→ Requirements: Make an exact transcription of the material, leaving out all images.

→ Collected material:

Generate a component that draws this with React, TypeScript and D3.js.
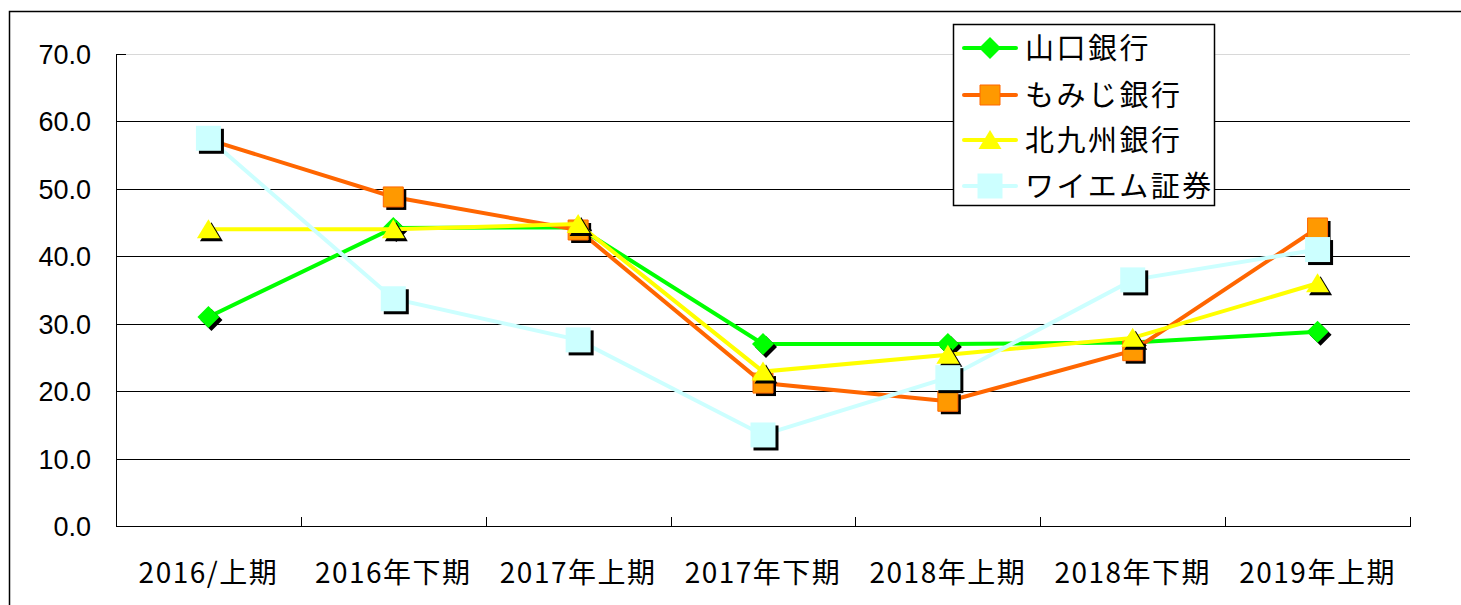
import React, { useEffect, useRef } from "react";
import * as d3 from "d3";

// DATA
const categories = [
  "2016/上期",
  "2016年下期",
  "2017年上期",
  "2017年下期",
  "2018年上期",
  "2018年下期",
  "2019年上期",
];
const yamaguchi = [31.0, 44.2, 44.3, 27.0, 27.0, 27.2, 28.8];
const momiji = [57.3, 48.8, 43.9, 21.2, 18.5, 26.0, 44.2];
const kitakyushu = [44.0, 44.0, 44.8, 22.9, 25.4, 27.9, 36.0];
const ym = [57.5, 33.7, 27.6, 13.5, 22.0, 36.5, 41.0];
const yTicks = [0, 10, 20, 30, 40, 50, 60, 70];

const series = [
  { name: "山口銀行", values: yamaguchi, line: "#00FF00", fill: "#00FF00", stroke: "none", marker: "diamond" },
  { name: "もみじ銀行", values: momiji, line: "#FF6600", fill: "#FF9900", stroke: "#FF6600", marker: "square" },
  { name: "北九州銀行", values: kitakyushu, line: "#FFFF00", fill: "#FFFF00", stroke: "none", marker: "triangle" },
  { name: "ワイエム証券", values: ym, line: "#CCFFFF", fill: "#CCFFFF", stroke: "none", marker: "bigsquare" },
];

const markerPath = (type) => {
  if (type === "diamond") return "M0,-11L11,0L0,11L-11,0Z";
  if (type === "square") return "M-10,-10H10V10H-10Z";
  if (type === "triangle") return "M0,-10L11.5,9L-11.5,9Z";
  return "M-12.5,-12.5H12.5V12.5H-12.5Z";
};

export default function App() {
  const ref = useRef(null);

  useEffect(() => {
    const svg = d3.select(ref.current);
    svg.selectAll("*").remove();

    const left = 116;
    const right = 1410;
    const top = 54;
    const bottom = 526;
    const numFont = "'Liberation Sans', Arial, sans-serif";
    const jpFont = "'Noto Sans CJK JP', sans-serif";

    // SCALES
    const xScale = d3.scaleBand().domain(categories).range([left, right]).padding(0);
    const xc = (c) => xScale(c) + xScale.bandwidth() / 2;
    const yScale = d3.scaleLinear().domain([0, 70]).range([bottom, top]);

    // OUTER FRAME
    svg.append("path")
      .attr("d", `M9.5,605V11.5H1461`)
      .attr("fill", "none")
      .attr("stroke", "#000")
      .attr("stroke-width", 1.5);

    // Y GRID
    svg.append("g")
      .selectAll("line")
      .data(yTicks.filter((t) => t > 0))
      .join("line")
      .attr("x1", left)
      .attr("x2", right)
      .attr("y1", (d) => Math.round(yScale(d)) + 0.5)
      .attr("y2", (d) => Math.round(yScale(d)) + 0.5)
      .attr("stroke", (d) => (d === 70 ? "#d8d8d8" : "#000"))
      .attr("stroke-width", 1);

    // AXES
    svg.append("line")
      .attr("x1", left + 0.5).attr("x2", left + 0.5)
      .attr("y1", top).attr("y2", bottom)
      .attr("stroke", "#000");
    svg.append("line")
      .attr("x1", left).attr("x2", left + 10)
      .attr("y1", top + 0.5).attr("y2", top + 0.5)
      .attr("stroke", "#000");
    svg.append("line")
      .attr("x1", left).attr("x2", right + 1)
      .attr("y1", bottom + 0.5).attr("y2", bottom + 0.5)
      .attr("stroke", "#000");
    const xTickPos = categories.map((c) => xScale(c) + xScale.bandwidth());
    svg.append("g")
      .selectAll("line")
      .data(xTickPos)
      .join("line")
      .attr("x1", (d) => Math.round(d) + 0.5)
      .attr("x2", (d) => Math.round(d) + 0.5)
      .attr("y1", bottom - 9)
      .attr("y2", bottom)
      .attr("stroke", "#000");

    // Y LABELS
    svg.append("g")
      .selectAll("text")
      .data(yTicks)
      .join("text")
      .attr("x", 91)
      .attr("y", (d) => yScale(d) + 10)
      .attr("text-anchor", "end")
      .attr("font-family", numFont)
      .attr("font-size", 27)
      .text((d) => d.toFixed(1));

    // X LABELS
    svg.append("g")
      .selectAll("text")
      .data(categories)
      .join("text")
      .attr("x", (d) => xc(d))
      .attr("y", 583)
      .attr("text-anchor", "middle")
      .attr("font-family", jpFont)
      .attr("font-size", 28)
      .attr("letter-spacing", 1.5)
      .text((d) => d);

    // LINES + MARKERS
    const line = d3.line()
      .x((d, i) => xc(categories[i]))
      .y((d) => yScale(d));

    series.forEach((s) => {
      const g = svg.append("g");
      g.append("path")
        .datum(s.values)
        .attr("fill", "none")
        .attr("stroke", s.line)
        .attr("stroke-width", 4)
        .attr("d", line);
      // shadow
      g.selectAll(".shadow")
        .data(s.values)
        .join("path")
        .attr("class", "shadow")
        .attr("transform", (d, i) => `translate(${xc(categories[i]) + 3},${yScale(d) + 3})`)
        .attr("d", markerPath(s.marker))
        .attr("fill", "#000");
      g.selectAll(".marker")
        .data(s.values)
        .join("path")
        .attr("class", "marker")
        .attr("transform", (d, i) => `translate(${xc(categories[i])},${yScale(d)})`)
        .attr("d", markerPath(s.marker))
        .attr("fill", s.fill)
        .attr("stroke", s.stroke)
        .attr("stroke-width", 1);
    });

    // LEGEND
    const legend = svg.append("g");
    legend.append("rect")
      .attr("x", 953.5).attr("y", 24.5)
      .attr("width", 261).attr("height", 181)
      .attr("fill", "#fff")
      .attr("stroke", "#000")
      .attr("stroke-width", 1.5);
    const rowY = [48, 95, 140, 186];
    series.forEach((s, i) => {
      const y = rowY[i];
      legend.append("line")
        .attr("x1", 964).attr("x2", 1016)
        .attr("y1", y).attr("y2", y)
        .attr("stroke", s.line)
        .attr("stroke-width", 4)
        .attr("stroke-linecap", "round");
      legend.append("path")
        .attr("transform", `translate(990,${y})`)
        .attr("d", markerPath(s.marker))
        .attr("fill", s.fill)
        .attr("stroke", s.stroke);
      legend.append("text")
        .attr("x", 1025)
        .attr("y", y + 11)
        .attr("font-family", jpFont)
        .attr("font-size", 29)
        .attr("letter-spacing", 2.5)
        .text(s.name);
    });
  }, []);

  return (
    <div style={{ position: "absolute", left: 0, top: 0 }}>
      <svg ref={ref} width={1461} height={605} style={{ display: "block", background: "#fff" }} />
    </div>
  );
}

→ Output for this task:
Generate a component that draws this with React, TypeScript and D3.js.
import React, { useEffect, useRef } from "react";
import * as d3 from "d3";

// DATA
const categories = [
  "2016/上期",
  "2016年下期",
  "2017年上期",
  "2017年下期",
  "2018年上期",
  "2018年下期",
  "2019年上期",
];
const yamaguchi = [31.0, 44.2, 44.3, 27.0, 27.0, 27.2, 28.8];
const momiji = [57.3, 48.8, 43.9, 21.2, 18.5, 26.0, 44.2];
const kitakyushu = [44.0, 44.0, 44.8, 22.9, 25.4, 27.9, 36.0];
const ym = [57.5, 33.7, 27.6, 13.5, 22.0, 36.5, 41.0];
const yTicks = [0, 10, 20, 30, 40, 50, 60, 70];

const series = [
  { name: "山口銀行", values: yamaguchi, line: "#00FF00", fill: "#00FF00", stroke: "none", marker: "diamond" },
  { name: "もみじ銀行", values: momiji, line: "#FF6600", fill: "#FF9900", stroke: "#FF6600", marker: "square" },
  { name: "北九州銀行", values: kitakyushu, line: "#FFFF00", fill: "#FFFF00", stroke: "none", marker: "triangle" },
  { name: "ワイエム証券", values: ym, line: "#CCFFFF", fill: "#CCFFFF", stroke: "none", marker: "bigsquare" },
];

const markerPath = (type) => {
  if (type === "diamond") return "M0,-11L11,0L0,11L-11,0Z";
  if (type === "square") return "M-10,-10H10V10H-10Z";
  if (type === "triangle") return "M0,-10L11.5,9L-11.5,9Z";
  return "M-12.5,-12.5H12.5V12.5H-12.5Z";
};

export default function App() {
  const ref = useRef(null);

  useEffect(() => {
    const svg = d3.select(ref.current);
    svg.selectAll("*").remove();

    const left = 116;
    const right = 1410;
    const top = 54;
    const bottom = 526;
    const numFont = "'Liberation Sans', Arial, sans-serif";
    const jpFont = "'Noto Sans CJK JP', sans-serif";

    // SCALES
    const xScale = d3.scaleBand().domain(categories).range([left, right]).padding(0);
    const xc = (c) => xScale(c) + xScale.bandwidth() / 2;
    const yScale = d3.scaleLinear().domain([0, 70]).range([bottom, top]);

    // OUTER FRAME
    svg.append("path")
      .attr("d", `M9.5,605V11.5H1461`)
      .attr("fill", "none")
      .attr("stroke", "#000")
      .attr("stroke-width", 1.5);

    // Y GRID
    svg.append("g")
      .selectAll("line")
      .data(yTicks.filter((t) => t > 0))
      .join("line")
      .attr("x1", left)
      .attr("x2", right)
      .attr("y1", (d) => Math.round(yScale(d)) + 0.5)
      .attr("y2", (d) => Math.round(yScale(d)) + 0.5)
      .attr("stroke", (d) => (d === 70 ? "#d8d8d8" : "#000"))
      .attr("stroke-width", 1);

    // AXES
    svg.append("line")
      .attr("x1", left + 0.5).attr("x2", left + 0.5)
      .attr("y1", top).attr("y2", bottom)
      .attr("stroke", "#000");
    svg.append("line")
      .attr("x1", left).attr("x2", left + 10)
      .attr("y1", top + 0.5).attr("y2", top + 0.5)
      .attr("stroke", "#000");
    svg.append("line")
      .attr("x1", left).attr("x2", right + 1)
      .attr("y1", bottom + 0.5).attr("y2", bottom + 0.5)
      .attr("stroke", "#000");
    const xTickPos = categories.map((c) => xScale(c) + xScale.bandwidth());
    svg.append("g")
      .selectAll("line")
      .data(xTickPos)
      .join("line")
      .attr("x1", (d) => Math.round(d) + 0.5)
      .attr("x2", (d) => Math.round(d) + 0.5)
      .attr("y1", bottom - 9)
      .attr("y2", bottom)
      .attr("stroke", "#000");

    // Y LABELS
    svg.append("g")
      .selectAll("text")
      .data(yTicks)
      .join("text")
      .attr("x", 91)
      .attr("y", (d) => yScale(d) + 10)
      .attr("text-anchor", "end")
      .attr("font-family", numFont)
      .attr("font-size", 27)
      .text((d) => d.toFixed(1));

    // X LABELS
    svg.append("g")
      .selectAll("text")
      .data(categories)
      .join("text")
      .attr("x", (d) => xc(d))
      .attr("y", 583)
      .attr("text-anchor", "middle")
      .attr("font-family", jpFont)
      .attr("font-size", 28)
      .attr("letter-spacing", 1.5)
      .text((d) => d);

    // LINES + MARKERS
    const line = d3.line()
      .x((d, i) => xc(categories[i]))
      .y((d) => yScale(d));

    series.forEach((s) => {
      const g = svg.append("g");
      g.append("path")
        .datum(s.values)
        .attr("fill", "none")
        .attr("stroke", s.line)
        .attr("stroke-width", 4)
        .attr("d", line);
      // shadow
      g.selectAll(".shadow")
        .data(s.values)
        .join("path")
        .attr("class", "shadow")
        .attr("transform", (d, i) => `translate(${xc(categories[i]) + 3},${yScale(d) + 3})`)
        .attr("d", markerPath(s.marker))
        .attr("fill", "#000");
      g.selectAll(".marker")
        .data(s.values)
        .join("path")
        .attr("class", "marker")
        .attr("transform", (d, i) => `translate(${xc(categories[i])},${yScale(d)})`)
        .attr("d", markerPath(s.marker))
        .attr("fill", s.fill)
        .attr("stroke", s.stroke)
        .attr("stroke-width", 1);
    });

    // LEGEND
    const legend = svg.append("g");
    legend.append("rect")
      .attr("x", 953.5).attr("y", 24.5)
      .attr("width", 261).attr("height", 181)
      .attr("fill", "#fff")
      .attr("stroke", "#000")
      .attr("stroke-width", 1.5);
    const rowY = [48, 95, 140, 186];
    series.forEach((s, i) => {
      const y = rowY[i];
      legend.append("line")
        .attr("x1", 964).attr("x2", 1016)
        .attr("y1", y).attr("y2", y)
        .attr("stroke", s.line)
        .attr("stroke-width", 4)
        .attr("stroke-linecap", "round");
      legend.append("path")
        .attr("transform", `translate(990,${y})`)
        .attr("d", markerPath(s.marker))
        .attr("fill", s.fill)
        .attr("stroke", s.stroke);
      legend.append("text")
        .attr("x", 1025)
        .attr("y", y + 11)
        .attr("font-family", jpFont)
        .attr("font-size", 29)
        .attr("letter-spacing", 2.5)
        .text(s.name);
    });
  }, []);

  return (
    <div style={{ position: "absolute", left: 0, top: 0 }}>
      <svg ref={ref} width={1461} height={605} style={{ display: "block", background: "#fff" }} />
    </div>
  );
}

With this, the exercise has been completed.